THE FALTERING Irish property market may turn into one of the worst housing crashes in European history, with Friends First predicting drops of up to 45 per cent during the current downturn, writes Fiona Reddan.
At the launch of the financial services group's quarterly economic outlook yesterday, Jim Power, chief economist with Friends First, said official statistics on house prices are misleading because houses have not been selling in great numbers.
He said prices have actually fallen by 25-30 per cent in the last year, far in excess of the permanent tsb/ESRI House Price Index estimate of a 9.5 per cent decline. Moreover, he added there is potential for a further 10-15 per cent drop, as the global credit crunch continues and mortgage availability declines.
He blames the subprime crisis for being the main driver behind the price drops. "If that hadn't happened, then an adjustment would have been of the order of 15-20 per cent," he said.
He added that once the credit crunch ends, which he predicts might occur around the second half of next year, the market could see a quick rebound, but that "between here and there it will be a very difficult environment".

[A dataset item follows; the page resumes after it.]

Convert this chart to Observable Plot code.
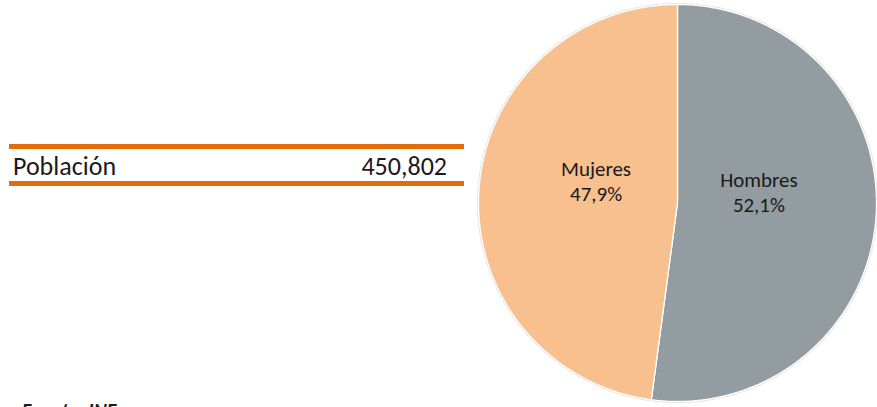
<!DOCTYPE html>
<html>
<head>
<meta charset="utf-8">
<script src="https://cdn.jsdelivr.net/npm/d3@7"></script>
<script src="https://cdn.jsdelivr.net/npm/@observablehq/plot@0.6"></script>
<style>
  html, body { margin: 0; padding: 0; background: #fff; overflow: hidden; }
  body { width: 877px; height: 407px; position: relative; font-family: Carlito, Lato, "Liberation Sans", sans-serif; color: #1a1a1a; }
  #tabla { position: absolute; left: 9px; top: 144px; width: 455px; }
  .linea { height: 5px; background: #e36c0a; }
  .fila { height: 32px; position: relative; font-size: 26px; }
  .fila span { position: absolute; top: 2px; line-height: 30px; }
  #fuente { position: absolute; left: 22px; top: 398px; font-size: 20px; font-weight: bold; font-style: italic; }
  #pie { position: absolute; left: 477px; top: 0; }
</style>
</head>
<body>
<div id="tabla"></div>
<div id="fuente"></div>
<div id="pie"></div>
<script>
const categorias = ["Hombres", "Mujeres"];
const porcentajes = [52.1, 47.9];
const colores = ["#929ca1", "#f8c08f"];
const filaEtiquetas = ["Población"];
const filaValores = [450802];
const fuente = "Fuente: INE";

// table
const tabla = document.getElementById("tabla");
tabla.innerHTML = '<div class="linea"></div>' +
  filaEtiquetas.map((e, i) =>
    `<div class="fila"><span style="left:4px">${e}</span><span style="right:17px">${d3.format(",")(filaValores[i])}</span></div>`
  ).join("") + '<div class="linea"></div>';
document.getElementById("fuente").textContent = fuente;

// pie geometry from data
const total = d3.sum(porcentajes);
const puntos = [];
const etiquetas = [];
let acumulado = 0;
categorias.forEach((c, i) => {
  const a0 = acumulado / total * 2 * Math.PI;
  const a1 = (acumulado + porcentajes[i]) / total * 2 * Math.PI;
  acumulado += porcentajes[i];
  puntos.push({cat: c, x: 0, y: 0});
  const n = Math.max(2, Math.ceil((a1 - a0) / (Math.PI / 360)));
  for (let k = 0; k <= n; k++) {
    const a = a0 + (a1 - a0) * k / n;
    puntos.push({cat: c, x: Math.sin(a), y: Math.cos(a)});
  }
  puntos.push({cat: c, x: 0, y: 0});
  const am = (a0 + a1) / 2;
  etiquetas.push({cat: c, x: 0.41 * Math.sin(am), y: 0.41 * Math.cos(am),
    texto: `${c}\n${porcentajes[i].toFixed(1).replace(".", ",")}%`});
});

const circulo = d3.range(0, 361, 1).map(d => ({x: Math.sin(d * Math.PI / 180), y: Math.cos(d * Math.PI / 180)}));

const chart = Plot.plot({
  width: 401,
  height: 407,
  marginLeft: 1,
  marginRight: 1,
  marginTop: 4,
  marginBottom: 5,
  x: {domain: [-1, 1], axis: null},
  y: {domain: [-1, 1], axis: null},
  color: {domain: categorias, range: colores},
  style: {background: "transparent", overflow: "visible", fontFamily: "Carlito, Lato, 'Liberation Sans', sans-serif"},
  marks: [
    Plot.line(circulo, {x: "x", y: "y", stroke: "#d0d0d0", strokeWidth: 3, strokeOpacity: 0.6}),
    Plot.line(puntos, {x: "x", y: "y", z: "cat", fill: "cat", stroke: "white", strokeWidth: 1.3, strokeLinejoin: "round"}),
    Plot.text(etiquetas, {x: "x", y: "y", text: "texto", dy: -17, fontSize: 21, lineHeight: 1.2, fill: "#1a1a1a"})
  ]
});
document.getElementById("pie").appendChild(chart);
</script>
</body>
</html>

With every 10,000 less houses being built knocking 1 per cent off GDP growth, Mr Power is more bearish than many of his peers. He is predicting a GDP decline of 1 per cent in 2008, and an increase of the same amount in 2009. "A recovery is unlikely before 2010," he added.
Rising interest rates have exacerbated Ireland's economic misfortunes, and Mr Power described July's interest rate rise by the European Central Bank (ECB) as "bizarre".
"It is inconceivable in the current environment to be talking of increasing interest rates," said Mr Power. "If the ECB is to act rationally, it will do a U-turn on its July decision."
Mr Power said an additional 50,000 people could be made redundant by December, and he expects job losses in construction, financial services, manufacturing, real-estate services and retail.